Após a procura da reportagem, o cacique disse que a Funai entrou em contato com ele. Segundo o cacique, a entidade solicitou que a comunidade fosse ao Paraguai localizar os documentos faltantes.
“Pediram para mim ir atrás do parente dele, pra ver onde ele nasceu e se ele não tem documento do Paraguai. A própria Funai falou isso agora, agorinha [quinta-feira, 23], e eu vou perguntar só pro avô dele onde ele nasceu, mas ir no Paraguai, procurar, eu não vou fazer. Por que quem tem condições, quem tem dinheiro, quem recebe dinheiro pra isso é a Funai”, disse o cacique sobre a ligação.
Segundo as normas que regem o funcionamento da Funai, é de incumbência da Fundação o auxílio na conquista de registros para comunidades indígenas.
Em 2007, o Governo Federal publicou o Decreto 6.289/07, que institui o Compromisso Nacional pela Erradicação do Sub-registro Civil de Nascimento. O programa recebeu novo texto em 2019, dado pelo Decreto nº 10.063/19, mas manteve as responsabilidades dos entendes federados na obtenção de registro.

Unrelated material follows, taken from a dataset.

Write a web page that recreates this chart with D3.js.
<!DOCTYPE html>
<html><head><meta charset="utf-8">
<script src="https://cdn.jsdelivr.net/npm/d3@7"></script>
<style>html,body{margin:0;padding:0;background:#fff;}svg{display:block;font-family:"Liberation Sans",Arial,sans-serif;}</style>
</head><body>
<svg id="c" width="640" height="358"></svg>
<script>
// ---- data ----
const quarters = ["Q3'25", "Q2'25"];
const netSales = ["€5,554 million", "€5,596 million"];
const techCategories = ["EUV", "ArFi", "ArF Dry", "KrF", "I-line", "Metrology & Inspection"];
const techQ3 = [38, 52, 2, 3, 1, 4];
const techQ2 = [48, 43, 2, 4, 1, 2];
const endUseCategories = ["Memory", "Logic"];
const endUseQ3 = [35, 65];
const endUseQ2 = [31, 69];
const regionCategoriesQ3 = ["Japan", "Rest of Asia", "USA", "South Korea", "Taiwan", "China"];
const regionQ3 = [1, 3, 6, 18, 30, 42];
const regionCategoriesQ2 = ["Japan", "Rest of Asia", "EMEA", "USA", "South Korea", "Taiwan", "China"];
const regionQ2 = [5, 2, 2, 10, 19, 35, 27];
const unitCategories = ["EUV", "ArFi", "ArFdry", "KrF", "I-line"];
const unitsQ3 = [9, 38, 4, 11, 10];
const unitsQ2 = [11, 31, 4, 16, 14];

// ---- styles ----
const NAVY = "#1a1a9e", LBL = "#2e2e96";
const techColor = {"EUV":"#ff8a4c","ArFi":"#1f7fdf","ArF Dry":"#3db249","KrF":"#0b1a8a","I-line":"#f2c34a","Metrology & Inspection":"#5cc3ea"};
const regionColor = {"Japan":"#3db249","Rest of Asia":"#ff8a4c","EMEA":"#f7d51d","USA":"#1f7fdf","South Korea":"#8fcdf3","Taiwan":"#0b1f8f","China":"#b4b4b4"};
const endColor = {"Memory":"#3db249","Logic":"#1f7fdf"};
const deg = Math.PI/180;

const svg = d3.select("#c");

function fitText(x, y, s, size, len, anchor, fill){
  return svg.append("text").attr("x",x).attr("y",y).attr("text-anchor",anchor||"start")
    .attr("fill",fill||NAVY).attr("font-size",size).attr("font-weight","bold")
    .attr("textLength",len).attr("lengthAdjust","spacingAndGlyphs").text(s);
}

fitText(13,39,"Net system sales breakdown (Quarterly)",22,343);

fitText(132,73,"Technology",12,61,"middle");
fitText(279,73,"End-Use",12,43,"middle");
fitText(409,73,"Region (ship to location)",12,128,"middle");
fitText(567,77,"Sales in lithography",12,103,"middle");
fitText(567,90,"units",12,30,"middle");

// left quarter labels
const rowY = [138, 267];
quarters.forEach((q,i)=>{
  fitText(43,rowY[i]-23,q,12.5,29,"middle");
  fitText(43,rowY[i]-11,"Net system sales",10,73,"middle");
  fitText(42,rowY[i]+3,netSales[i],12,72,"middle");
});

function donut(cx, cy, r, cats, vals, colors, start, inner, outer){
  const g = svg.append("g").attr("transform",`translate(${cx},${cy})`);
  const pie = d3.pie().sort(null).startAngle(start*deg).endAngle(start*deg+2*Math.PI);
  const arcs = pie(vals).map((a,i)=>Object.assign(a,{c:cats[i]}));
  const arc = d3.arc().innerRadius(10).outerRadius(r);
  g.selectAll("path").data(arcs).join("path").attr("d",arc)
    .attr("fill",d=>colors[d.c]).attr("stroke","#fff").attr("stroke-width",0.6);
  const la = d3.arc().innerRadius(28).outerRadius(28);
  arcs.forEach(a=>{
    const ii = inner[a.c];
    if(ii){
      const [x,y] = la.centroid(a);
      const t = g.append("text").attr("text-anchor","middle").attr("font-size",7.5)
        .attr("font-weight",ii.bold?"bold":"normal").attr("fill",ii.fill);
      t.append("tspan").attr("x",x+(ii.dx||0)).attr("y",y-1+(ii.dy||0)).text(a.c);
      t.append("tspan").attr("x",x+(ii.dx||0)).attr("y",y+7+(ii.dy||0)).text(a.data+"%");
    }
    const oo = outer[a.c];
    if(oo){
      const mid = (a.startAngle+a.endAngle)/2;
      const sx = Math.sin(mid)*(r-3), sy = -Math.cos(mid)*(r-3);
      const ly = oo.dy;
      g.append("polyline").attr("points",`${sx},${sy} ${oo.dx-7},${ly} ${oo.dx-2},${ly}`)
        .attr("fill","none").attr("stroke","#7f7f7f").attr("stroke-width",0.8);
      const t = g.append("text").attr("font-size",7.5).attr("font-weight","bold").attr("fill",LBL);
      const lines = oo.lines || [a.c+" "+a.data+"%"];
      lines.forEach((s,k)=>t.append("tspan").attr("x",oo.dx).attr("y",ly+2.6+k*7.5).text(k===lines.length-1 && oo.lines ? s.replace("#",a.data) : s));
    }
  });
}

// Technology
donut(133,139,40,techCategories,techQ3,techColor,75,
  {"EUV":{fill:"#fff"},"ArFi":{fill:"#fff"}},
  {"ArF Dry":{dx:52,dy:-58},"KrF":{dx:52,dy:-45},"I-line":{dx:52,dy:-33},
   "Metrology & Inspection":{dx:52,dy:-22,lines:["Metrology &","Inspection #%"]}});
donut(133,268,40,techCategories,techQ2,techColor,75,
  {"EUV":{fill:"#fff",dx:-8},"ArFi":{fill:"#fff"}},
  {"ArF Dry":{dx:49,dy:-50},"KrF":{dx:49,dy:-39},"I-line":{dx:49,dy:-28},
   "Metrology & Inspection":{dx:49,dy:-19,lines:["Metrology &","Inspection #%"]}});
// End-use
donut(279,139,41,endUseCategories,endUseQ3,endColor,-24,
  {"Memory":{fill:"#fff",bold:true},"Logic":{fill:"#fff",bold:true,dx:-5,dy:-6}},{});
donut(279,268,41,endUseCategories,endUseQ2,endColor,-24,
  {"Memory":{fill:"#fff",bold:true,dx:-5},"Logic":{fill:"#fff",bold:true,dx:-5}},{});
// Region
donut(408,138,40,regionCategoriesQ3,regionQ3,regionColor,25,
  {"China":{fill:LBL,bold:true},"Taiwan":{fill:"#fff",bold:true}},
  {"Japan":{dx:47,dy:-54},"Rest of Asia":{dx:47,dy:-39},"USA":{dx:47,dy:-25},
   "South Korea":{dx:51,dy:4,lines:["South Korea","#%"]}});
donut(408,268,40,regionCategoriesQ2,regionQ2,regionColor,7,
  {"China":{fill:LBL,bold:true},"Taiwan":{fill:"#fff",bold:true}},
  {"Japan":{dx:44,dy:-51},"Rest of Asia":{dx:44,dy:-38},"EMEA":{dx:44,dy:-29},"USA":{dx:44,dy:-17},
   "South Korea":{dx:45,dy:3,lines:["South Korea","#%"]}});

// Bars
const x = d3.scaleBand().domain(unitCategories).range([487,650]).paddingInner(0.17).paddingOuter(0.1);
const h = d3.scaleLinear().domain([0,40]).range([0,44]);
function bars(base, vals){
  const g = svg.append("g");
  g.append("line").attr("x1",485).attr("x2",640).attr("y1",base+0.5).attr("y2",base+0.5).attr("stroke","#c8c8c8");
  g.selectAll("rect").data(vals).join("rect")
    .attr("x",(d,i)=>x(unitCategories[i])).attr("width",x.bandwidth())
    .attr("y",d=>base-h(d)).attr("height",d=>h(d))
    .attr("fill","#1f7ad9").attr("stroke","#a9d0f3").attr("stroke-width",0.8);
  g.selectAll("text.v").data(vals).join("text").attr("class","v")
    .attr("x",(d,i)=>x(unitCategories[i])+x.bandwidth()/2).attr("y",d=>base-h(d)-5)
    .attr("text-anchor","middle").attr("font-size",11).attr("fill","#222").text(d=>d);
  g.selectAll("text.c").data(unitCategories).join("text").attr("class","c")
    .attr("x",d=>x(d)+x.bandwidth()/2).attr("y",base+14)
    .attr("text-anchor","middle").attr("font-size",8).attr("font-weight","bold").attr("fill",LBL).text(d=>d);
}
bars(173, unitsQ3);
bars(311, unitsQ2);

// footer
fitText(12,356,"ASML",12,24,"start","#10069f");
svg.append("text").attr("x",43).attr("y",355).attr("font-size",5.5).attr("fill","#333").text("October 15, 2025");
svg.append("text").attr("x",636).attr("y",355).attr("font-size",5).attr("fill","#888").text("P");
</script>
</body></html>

No que se refere estritamente aos indígenas, conforme consta no site da Fundação, cabe à Funai assegurar a documentação de povos originários, garantir acompanhamento e, em alguns casos, até o custeio das despesas com deslocamento e alimentação de indígenas para obtenção do Registro Civil e documentação. O mesmo vale para os Cras, que são incumbidos de garantir a inscrição de indígenas no Cadastro Único de Programas Sociais.
A reportagem aguarda manifestação da Prefeitura de Santa Helena, sobre os atendimentos do Cras, e do Ministério Público Federal (MPF).